Day 2, we made a short bus journey to Trakai, a small, pretty town on a little bit of land between 3 lakes. Got that? There's also a castle, including some medival punishments, which was rather cool. That night we drank various styles of vodka with the poet Keys and some other local literati, including a Canadian couple and a Mexican who lives in Poland and translates Yiddish. Interesting lot. No matter what my dad says, amber vodka is not good, although it apparently cures several ailments, probably including the desire to drink amber vodka ever again.
Day 3 was half covered in yesterdays
Paneriai posting, as we visited a Holocaust site. In the evening, feeling the need to have our spirits lifted, we were lucky enough to score tickets for the Vilnius Jazz festival. The first act, a Turkish piano trio, was good,
especially the bassist, but relatively dull, especially compared to the headliner. Wayne Shorter, who played sax for Miles, and his band, Brian Blade, John Patitucci and Danilo Perez, were relatively awesome.

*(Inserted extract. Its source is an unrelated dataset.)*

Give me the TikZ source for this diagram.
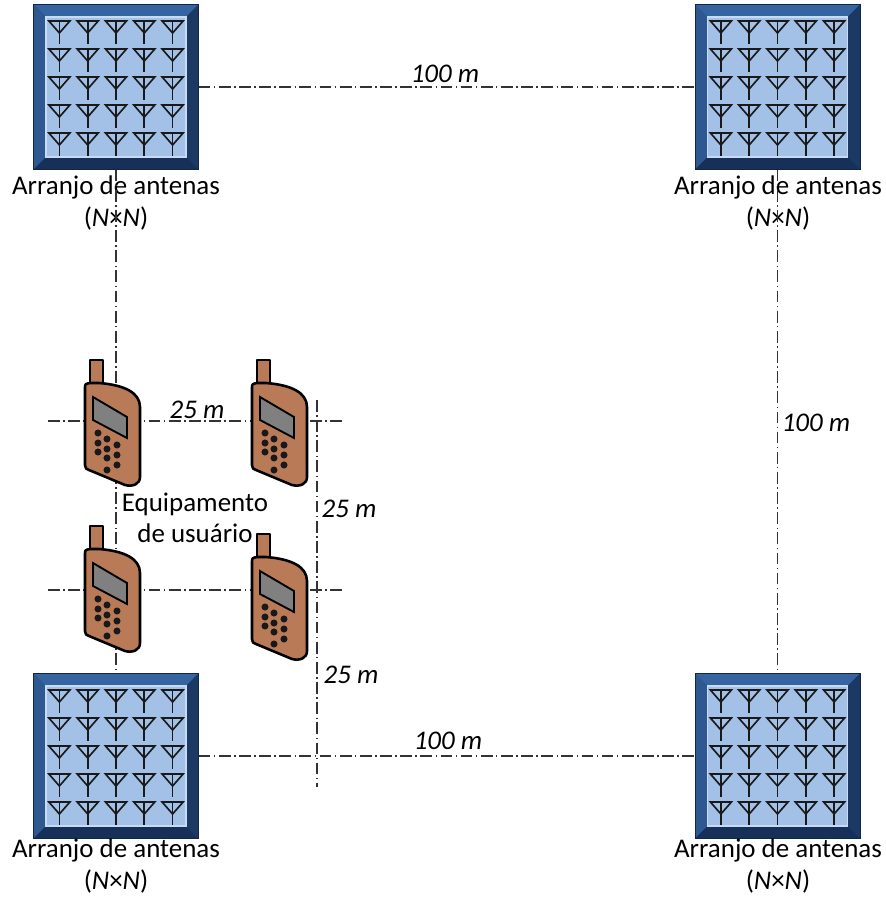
\documentclass[tikz,border=0pt]{standalone}
\usepackage{fontspec}
\setmainfont{Carlito}
\usetikzlibrary{positioning}
\definecolor{framebase}{HTML}{24487A}
\definecolor{frametop}{HTML}{3564A0}
\definecolor{frameleft}{HTML}{2D5890}
\definecolor{frameright}{HTML}{1C3963}
\definecolor{framebot}{HTML}{17305A}
\definecolor{panel}{HTML}{A3C1E6}
\definecolor{panelline}{HTML}{C9DBF1}
\definecolor{phonebody}{HTML}{B97A57}
\definecolor{phonescreen}{HTML}{808080}
\begin{document}
\begin{tikzpicture}[x=0.03cm, y=-0.03cm,
  dimline/.style={line width=1pt, black!80, dash pattern=on 10pt off 3pt on 1.2pt off 3pt},
  lbl/.style={align=center, font=\fontsize{23}{26.5}\selectfont},
  dist/.style={font=\fontsize{23}{26}\selectfont\itshape},
  arraybox/.style={minimum size=4.95cm, inner sep=0pt},
  antline/.style={line width=1.4pt, black!90, line join=miter},
  phoneline/.style={line width=2.2pt, black, line join=round},
  antarray/.pic={
    \fill[framebase] (-82.5,-82.5) rectangle (82.5,82.5);
    \fill[frametop] (-82.5,-82.5) -- (82.5,-82.5) -- (70,-70) -- (-70,-70) -- cycle;
    \fill[frameleft] (-82.5,-82.5) -- (-70,-70) -- (-70,70) -- (-82.5,82.5) -- cycle;
    \fill[frameright] (82.5,-82.5) -- (70,-70) -- (70,70) -- (82.5,82.5) -- cycle;
    \fill[framebot] (-82.5,82.5) -- (-70,70) -- (70,70) -- (82.5,82.5) -- cycle;
    \draw[framebot!80!black, line width=0.8pt] (-82.5,-82.5) rectangle (82.5,82.5);
    \draw[panelline, fill=panel, line width=1pt] (-70,-70) rectangle (70,70);
    \foreach \i in {-2,...,2}
      \foreach \y in {-66,-38,-10,18,46} {
        \draw[antline] (\i*28.3-10.5,\y) -- (\i*28.3+10.5,\y) -- (\i*28.3,\y+12) -- cycle;
        \draw[antline] (\i*28.3,\y) -- (\i*28.3,\y+23);
      }
    \node[arraybox] (-box) {};
  },
  phone/.pic={
    \draw[phoneline, fill=phonebody] (5,2) rectangle (18,-23);
    \draw[phoneline, fill=phonebody] (0,5) .. controls (0,1) .. (5,0) -- (14,0)
      .. controls (40,2) and (55,10) .. (55,24) -- (55,94)
      .. controls (55,101) and (48,104) .. (40,102) -- (4,87)
      .. controls (1,86) .. (0,82) -- cycle;
    \draw[line width=1.6pt, fill=phonescreen] (8,14) -- (42,34) -- (42,55) -- (8,37) -- cycle;
    \foreach \kx/\ky in {13/50,13/60,13/69,22/56,22/66,22/75,22/87,32/62,32/72,32/82}
      \fill[black!90] (\kx,\ky) circle (3pt);
  }]
\useasboundingbox (0,0) rectangle (885,897);

% antenna arrays
\pic (tl) at (116,87) {antarray};
\pic (tr) at (777.5,87) {antarray};
\pic (bl) at (116,756) {antarray};
\pic (br) at (777.5,756) {antarray};

\begin{scope}[every node/.style={lbl}]
\node (tl-lbl) at (116,203) {Arranjo de antenas\\(\textit{N}×\textit{N})};
\node (tr-lbl) at (778,203) {Arranjo de antenas\\(\textit{N}×\textit{N})};
\node (bl-lbl) at (116,866) {Arranjo de antenas\\(\textit{N}×\textit{N})};
\node (br-lbl) at (778,866) {Arranjo de antenas\\(\textit{N}×\textit{N})};
\end{scope}

% free ends of the user grid lines
\coordinate (h1w) at (48,421);
\coordinate (h1e) at (345,421);
\coordinate (h2w) at (48,590);
\coordinate (h2e) at (345,590);
\coordinate (vn) at (317,400);
\coordinate (vs) at (317,787);

\begin{scope}
\draw (tl-box) edge[dimline] (tr-box);
\draw (bl-box) edge[dimline] (br-box);
\draw (tl-box) edge[dimline] (bl-box);
\draw (tr-box) edge[dimline] (br-box);
\draw (h1w) edge[dimline] (h1e);
\draw (h2w) edge[dimline] (h2e);
\draw (vn) edge[dimline] (vs);
\end{scope}

% user equipment
\pic (ue1) at (85,383) {phone};
\pic (ue2) at (252,383) {phone};
\pic (ue3) at (85,549) {phone};
\pic (ue4) at (252,557) {phone};

\begin{scope}[every node/.style={dist}]
\node (d-top) at (445,74) {100 m};
\node (d-bot) at (448,741) {100 m};
\node (d-right) at (816,423) {100 m};
\node (d-ue) at (197,410) {25 m};
\node (d-v1) at (349,509) {25 m};
\node (d-v2) at (351,675) {25 m};
\end{scope}
\node[lbl, font=\fontsize{23}{27}\selectfont] (ue-lbl) at (195,518) {Equipamento\\de usuário};
\end{tikzpicture}
\end{document}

After that, we took in a couple of Jewish museums, put some serious miles on our sneakers and avoided Lithuanian food entirely. On my dfads last full day in Vilnius we hopped on a bus for Guntas Parkas, aka Stalin World, 2 hours south of Vilnius. This park is similar to the park in Moscow, made up of toppled Soviet statues, but different in that it is was more awesome. Dark humor all the way. The park is styled after a Gulag, complete with a rail car used to haul exiles to Siberia, barbed wire and watch towers that pump Soviet marching music. Asides from the typical Lenins and Stalins, the park has statues of Soviet 'heroes' such as the guy who invented the Gulag, the Lithuanian head of the KGB and various other Lithuanians who betrayed their country to serve the USSR. Bad, bad dudes. While it may seem, on the surface, hypocritical to one day weep at the Holocaust and on the next day snicker at
the oppression of the CCCP, the park (despite criticism) serves as a similiar reminder of the atrocities committed, and, for some Lithuanians, a symbol of putting the past behind them. More here:
Stalin World. Oh! And we found, after, uhm, minutes of searching, the worlds only Frank Zappa statue. Way cool. "I'm a little pimp with my hair gassed back..."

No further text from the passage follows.